В 1850-е годы в дальнем конце Москвы появилась броская избушка. Этот выразительный памятник русского деревянного зодчества сейчас прячется на не самой примечательной Погодинской улице, застроенной в основном больничными сооружениями. Здесь, на окраине Девичьего поля, свою усадьбу держал известный историк Михаил Петрович Погодин (1800–1875), «любомудр» в юности и собиратель «древлехранилища» в зрелом возрасте. «Нет в Москве ни единого из старых, ни молодых коренных обывателей, кто бы не знал на Девичьем поле длинного тенистого сада, русской избы и дома под зеленой крышей, кто бы не сказал, что это оседлость Михаила Петровича Погодина».
Собственно, именно в этой избе он хранил старинные иконы, старопечатные книги, оружие, рукописи, монеты и медали. Богатейшая коллекция была приобретена казной за огромную сумму. «Между тем явились завистники и просто праздные болтуны, которые трубили везде, что Погодину заплачена чересчур большая сумма; что все это старое, ничего не стоящее тряпье. Кто поверит, что к этой фаланге пустых болтунов и невежд с маленькими средствами присоединился также один очень богатый человек… граф Андрей Федорович Ростопчин: и ему было завидно, что полтораста тысяч верных казенных денег употреблены так глупо, достались… бывшему его мужику, который не сумеет с ними надлежащим образом обойтиться, а не ему, барину, знавшему лучше всякого другого, как и где их пристроить!»[200]
Погодинская изба
В «избушку» заглядывали Ю. В. Самарин и А. С. Хомяков. Хозяин представлялся своим гостям весьма остроумно: «Михаил Петров сын Погодин, чином генерал, званием бытописатель, по охоте старины любитель, по месту жительства посадский человек на Девичьем поле, куда, когда кому угодно, милости прошу»[201]

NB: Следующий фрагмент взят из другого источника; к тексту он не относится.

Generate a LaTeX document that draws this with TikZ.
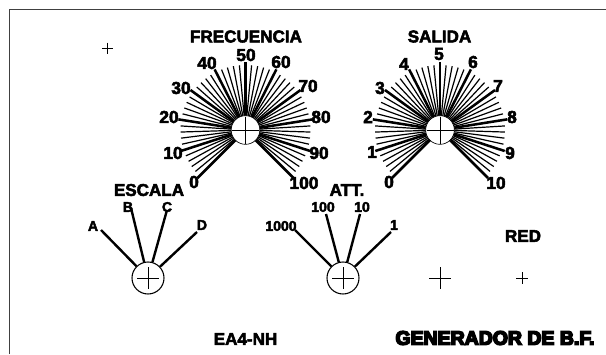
\documentclass[tikz,border=0pt]{standalone}
\usepackage{fontspec}
\setmainfont{Liberation Sans}
\newfontfamily\heavy[FakeBold=3]{Liberation Sans Bold}
\newfontfamily\heavier[FakeBold=8]{Liberation Sans Bold}
\tikzset{x=0.75pt,y=-0.75pt,
 minortick/.style={line width=0.9pt,black},
 majortick/.style={line width=1.9pt,black},
 pointer/.style={line width=1.8pt,black},
 crossmark/.style={line width=0.7pt,black},
 knob/.style={circle,draw=black,fill=white,line width=0.8pt,inner sep=0pt,minimum size=24pt},
 bigknob/.style={circle,fill=white,draw=black,line width=0.5pt,inner sep=0pt,minimum size=21.5pt},
 lab/.style={inner sep=0pt,font=\heavy\fontsize{13pt}{14pt}\selectfont,text=black},
 smalllab/.style={lab,font=\heavy\fontsize{10.5pt}{11pt}\selectfont},
 heading/.style={lab,font=\heavy\fontsize{12.8pt}{14pt}\selectfont},
 bigtitle/.style={lab,font=\heavier\fontsize{14.6pt}{15pt}\selectfont},
}
\begin{document}
\begin{tikzpicture}
\useasboundingbox (0,0) rectangle (606,354);
\fill[white] (0,0) rectangle (606,354);
\coordinate (tl) at (9.5,9.5);
\coordinate (tr) at (606,9.5);
\coordinate (bl) at (9.5,354);
\draw[line width=0.8pt,black!75] (bl) -- (tl) -- (tr);
% dial 1
\coordinate (f) at (245.5,130);
\foreach \i in {0,...,50}{
  \pgfmathsetmacro\a{225-\i*5.4}
  \pgfmathtruncatemacro\m{mod(\i,5)}
  \ifnum\m=0 \draw[majortick] (f) -- ++({cos(\a)*68},{-sin(\a)*68});
  \else \draw[minortick] (f) -- ++({cos(\a)*65},{-sin(\a)*65}); \fi
}
\node[bigknob] (fk) at (f) {};
\draw[crossmark] (232,130)--(259,130) (245.5,116.5)--(245.5,143.5);
\node[heading] (ft) at (246,36.5) {FRECUENCIA};
\node[lab] (f0) at (194,182) {0};
\node[lab] (f10) at (173,153) {10};
\node[lab] (f20) at (169,117) {20};
\node[lab] (f30) at (181,88) {30};
\node[lab] (f40) at (207,63) {40};
\node[lab] (f50) at (246,55) {50};
\node[lab] (f60) at (281,62) {60};
\node[lab] (f70) at (308,86) {70};
\node[lab] (f80) at (321,117) {80};
\node[lab] (f90) at (319,153) {90};
\node[lab] (f100) at (304,183) {100};
% dial 2
\coordinate (s) at (440,130);
\foreach \i in {0,...,50}{
  \pgfmathsetmacro\a{225-\i*5.4}
  \pgfmathtruncatemacro\m{mod(\i,5)}
  \ifnum\m=0 \draw[majortick] (s) -- ++({cos(\a)*68},{-sin(\a)*68});
  \else \draw[minortick] (s) -- ++({cos(\a)*65},{-sin(\a)*65}); \fi
}
\node[bigknob] (sk) at (s) {};
\draw[crossmark] (426.5,130)--(453.5,130) (440,116.5)--(440,143.5);
\node[heading] (st) at (439.5,36.5) {SALIDA};
\node[lab] (s0) at (389,182) {0};
\node[lab] (s1) at (372,152) {1};
\node[lab] (s2) at (368,117) {2};
\node[lab] (s3) at (380,88) {3};
\node[lab] (s4) at (404,64) {4};
\node[lab] (s5) at (439,54) {5};
\node[lab] (s6) at (473,62) {6};
\node[lab] (s7) at (498,86) {7};
\node[lab] (s8) at (512,117) {8};
\node[lab] (s9) at (510,153) {9};
\node[lab] (s10) at (496,183) {10};
% selector 1
\node[knob] (ek) at (148,278) {};
\draw[crossmark] (137,278)--(159,278) (148,267)--(148,289);
\coordinate (ea) at (101,230);
\coordinate (eb) at (131,208);
\coordinate (ec) at (167,210);
\coordinate (ed) at (197,232);
\foreach \c in {ea,eb,ec,ed}{\draw[pointer] (ek) -- (\c);}
\node[heading] (et) at (149,190) {ESCALA};
\node[smalllab] (la) at (93,226) {A};
\node[smalllab] (lb) at (128,207) {B};
\node[smalllab] (lc) at (167,207) {C};
\node[smalllab] (ld) at (202,225) {D};
% selector 2
\node[knob] (ak) at (343,278) {};
\draw[crossmark] (332,278)--(354,278) (343,267)--(343,289);
\coordinate (a1) at (295,230);
\coordinate (a2) at (326,214);
\coordinate (a3) at (360,214);
\coordinate (a4) at (391,232);
\foreach \c in {a1,a2,a3,a4}{\draw[pointer] (ak) -- (\c);}
\node[heading] (at) at (347,190) {ATT.};
\node[smalllab] (l1000) at (281,226) {1000};
\node[smalllab] (l100) at (323,207) {100};
\node[smalllab] (l10) at (362,207) {10};
\node[smalllab] (l1) at (394,225) {1};
% free crosses
\draw[crossmark] (102,48)--(113,48) (107.5,42.5)--(107.5,53.5);
\draw[crossmark] (429,278)--(451,278) (440,267)--(440,289);
\draw[crossmark] (516,278)--(528,278) (522,272)--(522,284);
\node[heading] (red) at (523,236) {RED};
\node[heading] (ea4) at (245.5,339) {EA4-NH};
\node[bigtitle] (gen) at (495,338) {GENERADOR DE B.F.};
\end{tikzpicture}
\end{document}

. М. П. Погодин отличался бережливостью: если ему нужно было написать письмо приятелю, состоящее из двух строчек, он долго копался в старых бумагах, пока не находил клочок нужного размера. Впрочем, иногда и Погодин бросал деньги на ветер. Он «…даже рискнул однажды положить серьезный капитал на неверное предприятие (80 000 р.): на копание золота в Сибири, и все эти денежки, как говорится, «закопал».Собственный дом историк умудрился сделать манифестом, о чем размышляет В. А. Глазычев: «Рубленная из бревен изба на каменном фундаменте, три окна на фасаде по первому этажу, остекленная балконная дверь горницы на втором этаже, широкие доски с мелкой просечной резьбой, включая «полотенца», подвешенные к высокой кровле перед фасадом, – это был едва ли не скандал. Совсем рядом с дворянскими особняками Пречистенки и Остоженки, с их оштукатуренными «каменными» фасадами, приставными декоративными портиками и гипсовыми рельефами возникло нечто принципиальное им чуждое. Выглядело это так, как если бы на бал, где все во фраках и мундирах, посмел прийти некто в чистенькой мужицкой поддевке».